Surface finishing of metal parts made by additive manufacturing

Additive manufacturing (AM) raises a significant interest due to the versatility of the method. Indeed, lightweight and complex shapes with integrated functions can be designed and manufactured with customizable material compositions, which are of prime importance for aeronautics and aerospace applications.

The potential of the AM technologies is impeded by the quite rough surface finish observed on the as-manufactured material. The surface texture of the different faces of the parts varies according to their orientations, in the hollow bodies and the structures. The original roughness itself varies with the involved AM process (EBM, SLM, DMD, etc.).

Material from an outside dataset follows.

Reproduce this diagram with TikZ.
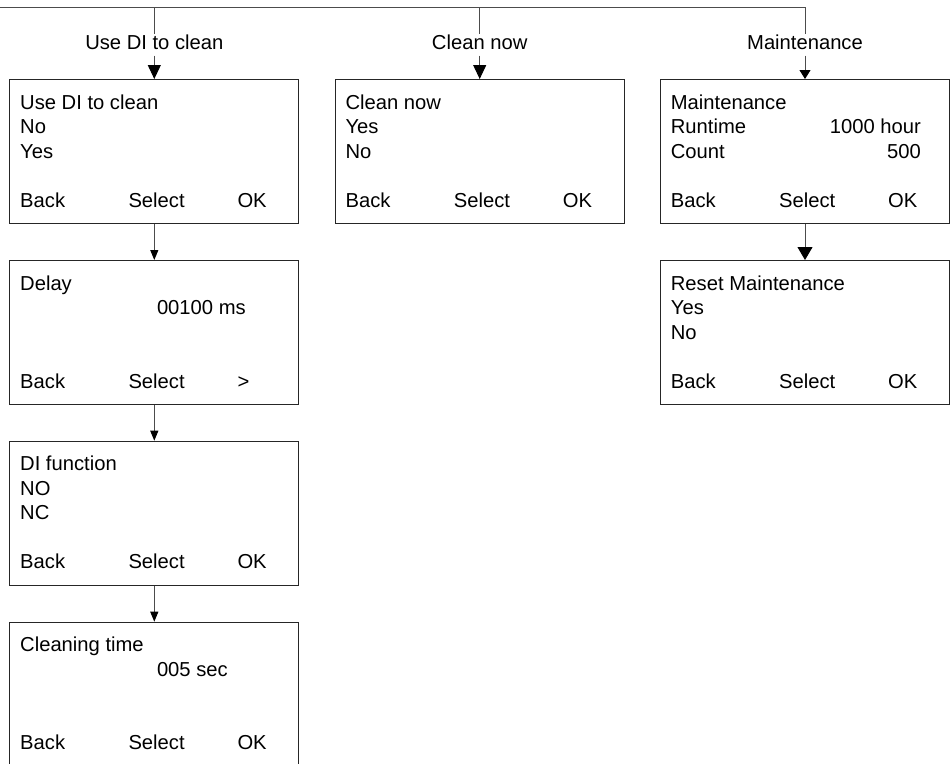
\documentclass[tikz,border=0pt]{standalone}
\usepackage{fontspec}
\setmainfont{Liberation Sans}
\usetikzlibrary{arrows.meta,calc}
\newcommand\footrow[2]{%
  \node[txt] (#1-back) at ($(#1.north west)+(10.7,128)$) {Back};
  \node[txt] (#1-sel)  at ($(#1.north west)+(119,128)$) {Select};
  \node[txt] (#1-ok)   at ($(#1.north west)+(228,128)$) {#2};
}
\begin{document}
\begin{tikzpicture}[x=1pt,y=-1pt,
  ln/.style={draw=black!70,line width=1pt},
  scr/.style={draw=black!85,line width=1pt,rectangle,minimum width=289pt,minimum height=144pt,inner sep=0pt,anchor=north west},
  txt/.style={anchor=base west,inner sep=0pt,font=\fontsize{20.2}{24}\selectfont},
  rtxt/.style={txt,anchor=base east},
  lab/.style={anchor=base,fill=white,inner xsep=3pt,inner ysep=0pt,text height=15pt,text depth=6pt,font=\fontsize{20.2}{24}\selectfont},
  bigtip/.style={ln,-{Triangle[length=14pt,width=13pt,color=black]}},
  smalltip/.style={ln,-{Triangle[length=10pt,width=8pt,color=black]}},
  flattip/.style={ln,-{Triangle[length=9pt,width=11pt,color=black]}},
  widetip/.style={ln,-{Triangle[length=13pt,width=15pt,color=black]}}
]
\clip (0,0) rectangle (952,763);

% screens
\node[scr] (use)   at (9.3,79) {};
\node[scr] (delay) at (9.3,260) {};
\node[scr] (difn)  at (9.3,440.7) {};
\node[scr] (ctime) at (9.3,621.7) {};
\node[scr] (cnow)  at (334.7,79) {};
\node[scr] (mnt)   at (660,79) {};
\node[scr] (rmnt)  at (660,260) {};

% Use DI to clean
\node[txt] (use-1) at ($(use.north west)+(10.7,30)$) {Use DI to clean};
\node[txt] (use-2) at ($(use.north west)+(10.7,54.5)$) {No};
\node[txt] (use-3) at ($(use.north west)+(10.7,79)$) {Yes};
\footrow{use}{OK}

% Delay
\node[txt] (delay-1) at ($(delay.north west)+(10.7,30)$) {Delay};
\node[txt] (delay-2) at ($(delay.north west)+(147.5,54.5)$) {00100 ms};
\footrow{delay}{>}

% DI function
\node[txt] (difn-1) at ($(difn.north west)+(10.7,30)$) {DI function};
\node[txt] (difn-2) at ($(difn.north west)+(10.7,54.5)$) {NO};
\node[txt] (difn-3) at ($(difn.north west)+(10.7,79)$) {NC};
\footrow{difn}{OK}

% Cleaning time
\node[txt] (ctime-1) at ($(ctime.north west)+(10.7,30)$) {Cleaning time};
\node[txt] (ctime-2) at ($(ctime.north west)+(147.5,54.5)$) {005 sec};
\footrow{ctime}{OK}

% Clean now
\node[txt] (cnow-1) at ($(cnow.north west)+(10.7,30)$) {Clean now};
\node[txt] (cnow-2) at ($(cnow.north west)+(10.7,54.5)$) {Yes};
\node[txt] (cnow-3) at ($(cnow.north west)+(10.7,79)$) {No};
\footrow{cnow}{OK}

% Maintenance
\node[txt] (mnt-1) at ($(mnt.north west)+(10.7,30)$) {Maintenance};
\node[txt] (mnt-2) at ($(mnt.north west)+(10.7,54.5)$) {Runtime};
\node[rtxt] (mnt-2v) at ($(mnt.north west)+(261,54.5)$) {1000 hour};
\node[txt] (mnt-3) at ($(mnt.north west)+(10.7,79)$) {Count};
\node[rtxt] (mnt-3v) at ($(mnt.north west)+(261,79)$) {500};
\footrow{mnt}{OK}

% Reset Maintenance
\node[txt] (rmnt-1) at ($(rmnt.north west)+(10.7,30)$) {Reset Maintenance};
\node[txt] (rmnt-2) at ($(rmnt.north west)+(10.7,54.5)$) {Yes};
\node[txt] (rmnt-3) at ($(rmnt.north west)+(10.7,79)$) {No};
\footrow{rmnt}{OK}

% top bus
\coordinate (tl) at (0,7);
\coordinate (j1) at (use.north |- tl);
\coordinate (j2) at (cnow.north |- tl);
\coordinate (j3) at (mnt.north |- tl);
\node[lab] (l1) at ($(use.north |- tl)+(0,42.3)$) {Use DI to clean};
\node[lab] (l2) at ($(cnow.north |- tl)+(0,42.3)$) {Clean now};
\node[lab] (l3) at ($(mnt.north |- tl)+(0,42.3)$) {Maintenance};

\draw[ln] (tl) -- (j3) -- (l3.north);
\draw[ln] (j1) -- (l1.north);
\draw[ln] (j2) -- (l2.north);
\draw[bigtip] (l1.south) -- (use.north);
\draw[bigtip] (l2.south) -- (cnow.north);
\draw[flattip] (l3.south) -- (mnt.north);

% chains
\draw[smalltip] (use.south) -- (delay.north);
\draw[smalltip] (delay.south) -- (difn.north);
\draw[smalltip] (difn.south) -- (ctime.north);
\draw[widetip] (mnt.south) -- (rmnt.north);
\end{tikzpicture}
\end{document}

Besides, it is known that such a finish is likely to impact the performance of the parts but the influence of the successive post-processing steps on the final properties is not well established.

Therefore, a better understanding of the impact of surface characteristics on the material behaviour is needed to expand the use of AM for high performance parts. This study aims at proposing and testing various surface finishing techniques for metal parts made by the AM technologies, in order to check their compatibility, evaluate their properties and derive guidelines for future applications. Focus is set on chemical, electrochemical and mechanical surface treatment methods.

This presentation is devoted to the results of material removal on Carpenter C465 and Ti6Al4V. Attention is also paid to the impact of the achieved surface properties on secondary properties such as hydrogen enrichment.